## [Task description]
Extract word for word the lines of the listing from its start to the line holding "plt.rcParams['font.family'] = ['Liberation", both ends kept; pictures are not part of the copy.

Plotting code records
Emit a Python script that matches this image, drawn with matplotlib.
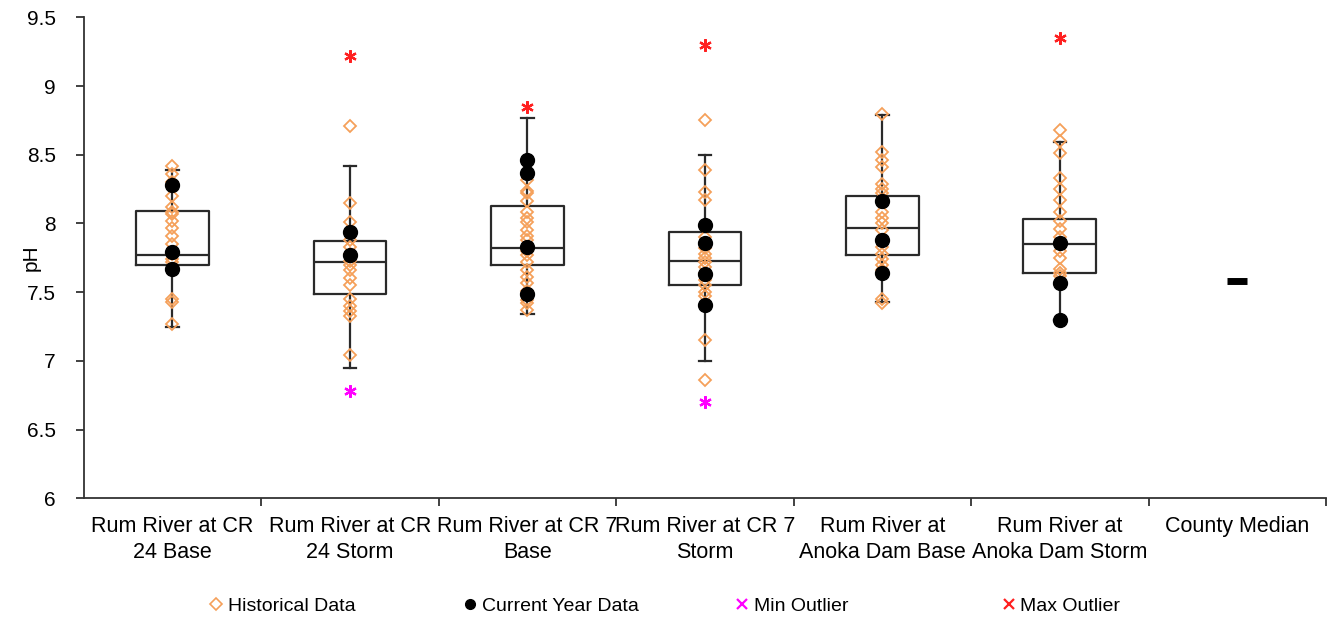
import matplotlib
matplotlib.use("Agg")
import matplotlib.pyplot as plt
from matplotlib.lines import Line2D
import numpy as np

plt.rcParams['font.family'] = ['Liberation Sans', 'DejaVu Sans']

# Sites along the x axis
sites = ["Rum River at CR\n24 Base", "Rum River at CR\n24 Storm", "Rum River at CR 7\nBase",
         "Rum River at CR 7\nStorm", "Rum River at\nAnoka Dam Base", "Rum River at\nAnoka Dam Storm",
         "County Median"]

# Historical pH samples per site
hist_1 = [8.42, 8.36, 8.30, 8.20, 8.12, 8.08, 8.07, 8.02, 7.97, 7.91, 7.85, 7.78, 7.74, 7.72, 7.45, 7.43, 7.27]
hist_2 = [8.71, 8.15, 8.01, 7.88, 7.83, 7.78, 7.73, 7.70, 7.66, 7.60, 7.55, 7.45, 7.40, 7.36, 7.33, 7.04]
hist_3 = [8.32, 8.24, 8.22, 8.16, 8.08, 8.04, 8.01, 7.95, 7.91, 7.88, 7.80, 7.77, 7.72, 7.66, 7.61, 7.57,
          7.51, 7.44, 7.42, 7.37]
hist_4 = [8.75, 8.39, 8.23, 8.17, 7.90, 7.82, 7.78, 7.75, 7.72, 7.68, 7.64, 7.59, 7.55, 7.50, 7.47, 7.15, 6.86]
hist_5 = [8.80, 8.52, 8.46, 8.41, 8.29, 8.25, 8.22, 8.08, 8.04, 8.00, 7.95, 7.83, 7.78, 7.74, 7.70, 7.66,
          7.45, 7.42]
hist_6 = [8.68, 8.60, 8.51, 8.33, 8.25, 8.17, 8.08, 8.02, 7.96, 7.90, 7.80, 7.75, 7.67, 7.64, 7.62]

# Current year pH samples per site
curr_1 = [8.28, 7.79, 7.67]
curr_2 = [7.94, 7.77]
curr_3 = [8.46, 8.37, 7.83, 7.49]
curr_4 = [7.99, 7.86, 7.63, 7.41]
curr_5 = [8.16, 7.88, 7.64]
curr_6 = [7.86, 7.57, 7.30]

# Box statistics per site (whisker low, Q1, median, Q3, whisker high)
whis_lo = [7.25, 6.95, 7.34, 7.00, 7.43, 7.30]
q1 = [7.70, 7.49, 7.70, 7.55, 7.77, 7.64]
median = [7.77, 7.72, 7.82, 7.73, 7.97, 7.85]
q3 = [8.09, 7.87, 8.13, 7.94, 8.20, 8.03]
whis_hi = [8.39, 8.42, 8.77, 8.50, 8.79, 8.59]

# Outliers (None where a site has none)
min_outlier = [None, 6.78, None, 6.70, None, None]
max_outlier = [None, 9.22, 8.85, 9.30, None, 9.35]

county_median = 7.58

hist = [hist_1, hist_2, hist_3, hist_4, hist_5, hist_6]
curr = [curr_1, curr_2, curr_3, curr_4, curr_5, curr_6]

orange = '#F5A05A'
star = (6, 2, 0)
edge = '#2a2a2a'

fig = plt.figure(figsize=(13.33, 6.22), dpi=100)
ax = fig.add_axes([0.0628, 0.199, 0.932, 0.773])

pos = np.arange(1, len(sites) + 1)
stats = [dict(whislo=a, q1=b, med=c, q3=d, whishi=e, fliers=[])
         for a, b, c, d, e in zip(whis_lo, q1, median, q3, whis_hi)]
ax.bxp(stats, positions=pos[:6], widths=0.41, capwidths=0.07, showfliers=False,
       boxprops=dict(color=edge, linewidth=1.6),
       medianprops=dict(color=edge, linewidth=1.6),
       whiskerprops=dict(color=edge, linewidth=1.6),
       capprops=dict(color=edge, linewidth=1.6),
       manage_ticks=False, zorder=2)

for i in range(6):
    x = pos[i]
    ax.plot([x] * len(hist[i]), hist[i], ls='none', marker='D', ms=6.5, mfc='none',
            mec=orange, mew=1.3, zorder=3)
    ax.plot([x] * len(curr[i]), curr[i], ls='none', marker='o', ms=10, color='black', zorder=4)
    if min_outlier[i] is not None:
        ax.plot(x, min_outlier[i], ls='none', marker=star, ms=9, mec='#FF00FF', mew=1.6, zorder=5)
    if max_outlier[i] is not None:
        ax.plot(x, max_outlier[i], ls='none', marker=star, ms=9, mec='#FF2020', mew=1.6, zorder=5)

ax.plot(pos[6], county_median, ls='none', marker='_', ms=14, mew=5, color='black', zorder=4)

ax.set_xlim(0.5, 7.5)
ax.set_ylim(6, 9.5)
ax.set_yticks(np.arange(6, 9.51, 0.5))
ax.set_yticklabels(['6', '6.5', '7', '7.5', '8', '8.5', '9', '9.5'])
ax.set_xticks(pos)
ax.set_xticklabels(sites, fontsize=15.5, linespacing=1.3)
ax.set_xticks(np.arange(1.5, 8, 1), minor=True)
ax.tick_params(axis='x', which='major', length=0, pad=13)
ax.tick_params(axis='x', which='minor', length=6, width=1.3, color='#333333')
ax.tick_params(axis='y', length=6, width=1.3, color='#333333', labelsize=15, pad=14)
ax.set_ylabel('pH', fontsize=15)
ax.yaxis.set_label_coords(-0.035, 0.5)

for s in ['top', 'right']:
    ax.spines[s].set_visible(False)
for s in ['left', 'bottom']:
    ax.spines[s].set_linewidth(1.3)
    ax.spines[s].set_color('#333333')

handles = [
    Line2D([], [], ls='none', marker='D', ms=6, mfc='none', mec=orange, mew=1.2),
    Line2D([], [], ls='none', marker='o', ms=7, color='black'),
    Line2D([], [], ls='none', marker='x', ms=7, mec='#FF00FF', mew=1.6),
    Line2D([], [], ls='none', marker='x', ms=7, mec='#FF2020', mew=1.6),
]
labels = ['Historical Data', 'Current Year Data', 'Min Outlier', 'Max Outlier']
# one legend per entry so each sits at its own slot along the bottom
handle_x = [216, 470, 742, 1009]
for h, lab, hx in zip(handles, labels, handle_x):
    fig.legend([h], [lab], loc='center left', bbox_to_anchor=((hx - 6) / 1333, 0.026),
               frameon=False, fontsize=14, handlelength=0.6, handletextpad=0.3,
               borderpad=0, borderaxespad=0)

fig.savefig('out.png', dpi=100)
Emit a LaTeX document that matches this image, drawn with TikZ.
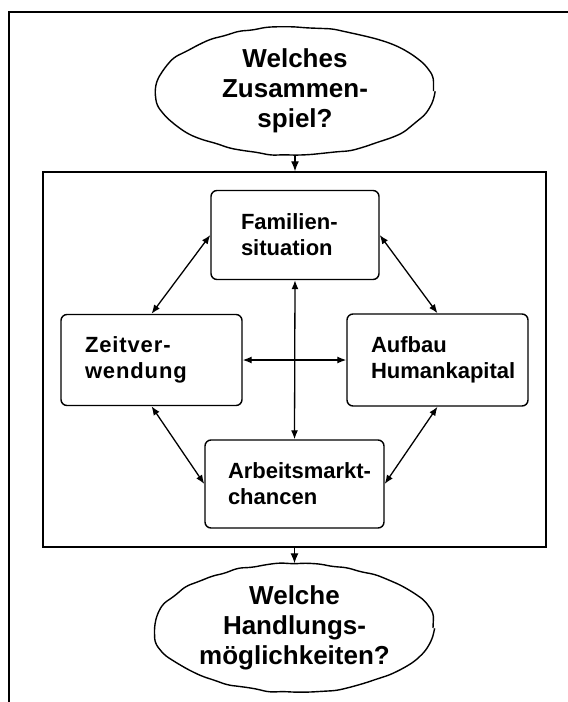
\documentclass[tikz,border=0pt]{standalone}
\usepackage{fontspec}
\setmainfont{Liberation Sans}
\usetikzlibrary{arrows.meta,shapes.geometric,decorations.pathmorphing}

\begin{document}
\pgfmathsetseed{11}
\begin{tikzpicture}[x = 1pt, y = -1pt,
  kasten/.style = {draw,line width=1.4pt,rounded corners=6pt,align=left,inner xsep=0pt,
                   font=\fontsize{22}{26}\selectfont\bfseries},
  wolke/.style = {draw,ellipse,line width=1.4pt,inner sep=0pt,minimum width=277pt,minimum height=128pt,
                  align=center,font=\fontsize{26}{30}\selectfont\bfseries,
                  decorate,decoration={random steps,segment length=14pt,amplitude=1.2pt},rounded corners=5pt},
  pfeil/.style = {line width=1.3pt,{Latex[length=9pt,width=7pt]}-{Latex[length=9pt,width=7pt]}},]

\useasboundingbox (0,0) rectangle (568,702);
\draw[line width=1.7pt] (568,12) -- (9,12) -- (9,702);

\node[wolke] (W) at (295,91) {Welches\\Zusammen-\\spiel?};
\node[draw,line width=1.5pt,minimum width=503pt,minimum height=375pt] (R) at (294.5,359.5) {};
\node[wolke] (H) at (294.5,628) {Welche\\Handlungs-\\möglichkeiten?};

\node[kasten,minimum width=168pt,minimum height=89pt,text width=108pt] (F) at (295,235) {Familien-\\situation};
\node[kasten,minimum width=181pt,minimum height=91pt,text width=133pt] (Z) at (151.5,360) {\addfontfeature{LetterSpace=4}Zeitver-\\wendung};
\node[kasten,minimum width=181pt,minimum height=92pt,text width=133pt] (A) at (437.5,360) {Aufbau\\Humankapital};
\node[kasten,minimum width=179pt,minimum height=88pt,text width=133pt] (M) at (294.5,484) {\hbox{Arbeitsmarkt-}\\chancen};

\draw[line width=1.2pt,-{Latex[length=10pt,width=8pt]}] (W) -- (W.south |- R.north);
\draw[line width=1.2pt,-{Latex[length=10pt,width=8pt]}] (R.south -| H.north) -- (H);

\draw[pfeil] (F.west) -- (Z.north);
\draw[pfeil] (F.east) -- (A.north);
\draw[pfeil] (F.south) -- (M.north);
\draw[pfeil] (Z.east) -- (A.west);
\draw[pfeil] (Z.south) -- (M.west);
\draw[pfeil] (A.south) -- (M.east);

\end{tikzpicture}
\end{document}
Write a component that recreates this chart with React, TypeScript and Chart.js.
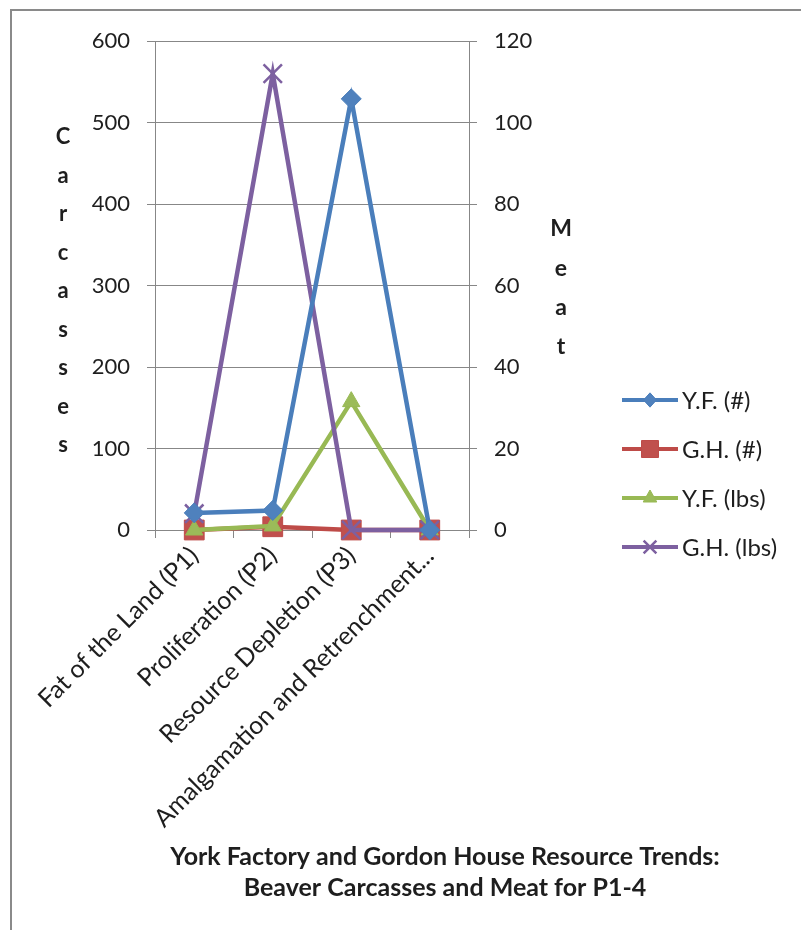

## [Full response]
Emit a Python script that matches this image, drawn with matplotlib.
import matplotlib
matplotlib.use("Agg")
import matplotlib.pyplot as plt
from matplotlib.lines import Line2D
import numpy as np

plt.rcParams['font.family'] = ['Liberation Sans', 'DejaVu Sans']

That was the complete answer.